Ma il cuore pulsante del film risiede nei rapporti umani. William H. Macy regala una performance memorabile nel ruolo di Arn Peeples, un vecchio minatore dall’accento pittoresco e una passione per l’armonica e gli esplosivi. Peeples diventa per Grainier una sorta di mentore esistenziale. “Se riuscissi a capirlo”, confessa a un certo punto, “probabilmente dormirei accanto a qualcuno di molto più attraente di te”. È questo tipo di umorismo malinconico, questa consapevolezza della propria fragilità, che rende i personaggi così autentici. Peeples si preoccupa anche dell’impatto del loro lavoro: abbattere alberi secolari, distruggere vite che hanno attraversato secoli. “Turba l’anima di un uomo”, ammette.

L’amore arriva nella vita di Grainier sotto forma di Gladys, interpretata da un’eccellente Felicity Jones, e della loro figlia Katie. Il loro legame è semplice, privo di retorica, ma profondamente radicato. È questo amore che alimenta in Grainier la paura della morte, in un mestiere dove l’aspettativa di vita è tragicamente breve. E non è una paura irrazionale: un collega viene gettato da un ponte in quello che sembra un attacco razzista, altri muorti in incidenti sul lavoro, la violenza esplode improvvisa come un fulmine a ciel sereno.

Forse le tragedie che punteggiano la vita di Grainier risultano, a tratti, leggermente enfatizzate. Alcuni montaggi emotivi sui ricordi preziosi rischiano di sconfinare nel sentimentalismo, e il personaggio di Gladys avrebbe meritato uno spazio narrativo maggiore. Ma sono piccole imperfezioni in un’opera che, nel suo insieme, raggiunge vette emotive rare. Guardare Grainier invecchiare, osservare come il paese selvaggio intorno a lui si trasforma in una nazione moderna e civilizzata, è un’esperienza che lascia il segno. Lo sguardo di Edgerton trova nuove profondità con il passare dei minuti, strati di malinconia e saggezza che emergono senza mai urlare.

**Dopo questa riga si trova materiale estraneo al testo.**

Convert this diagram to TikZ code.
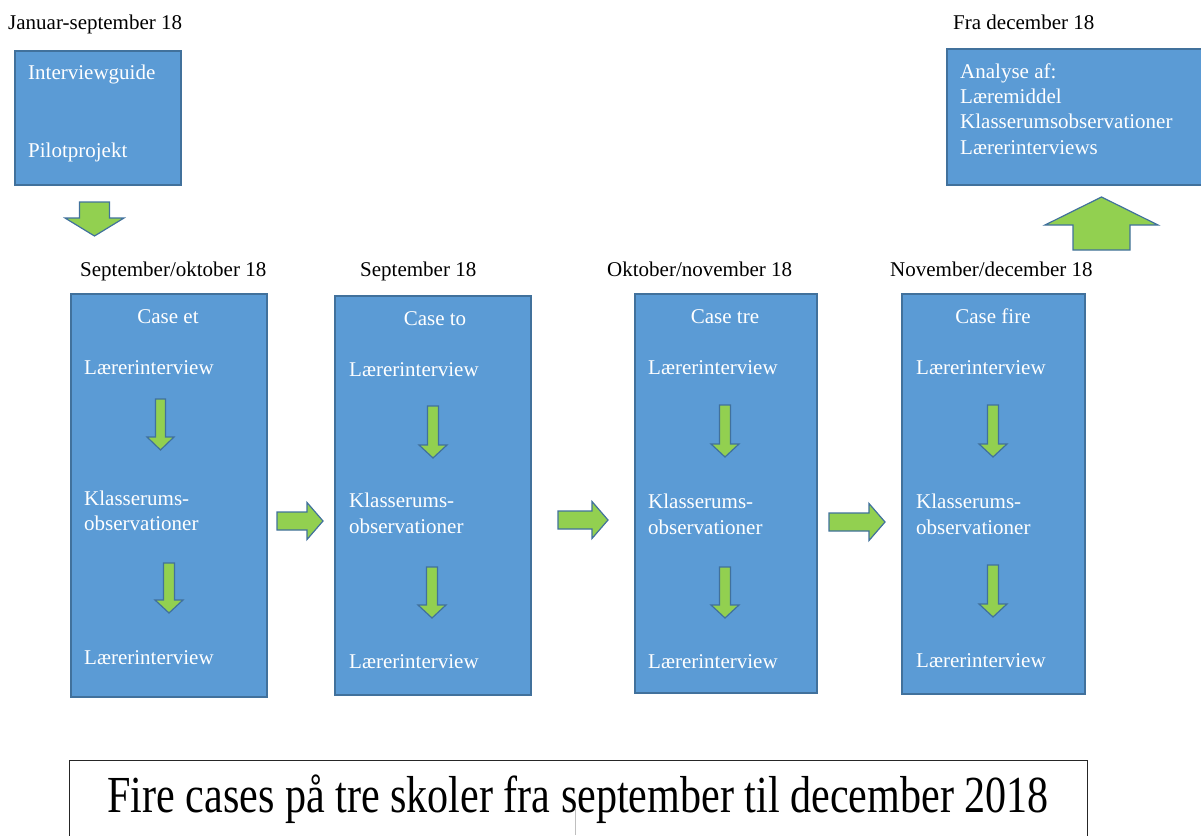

Train Dreams è un film che non cerca di stupire con artifici. La sua forza sta nella sottrazione, nel silenzio eloquente, nella capacità di trovare il sublime nell’ordinario. È un’elegia per un’America che esisteva prima delle autostrade, dei grattacieli, della frenesia digitale. Un’America fatta di boschi infiniti, ferrovie in costruzione, uomini che lavoravano con le mani e cercavano risposte nelle stelle. Una gemma nascosta che merita di essere scoperta, un film che ti accompagna anche dopo i titoli di coda, lasciandoti con una sensazione di dolce amarezza e una domanda sospesa: cosa significa, davvero, vivere una buona vita?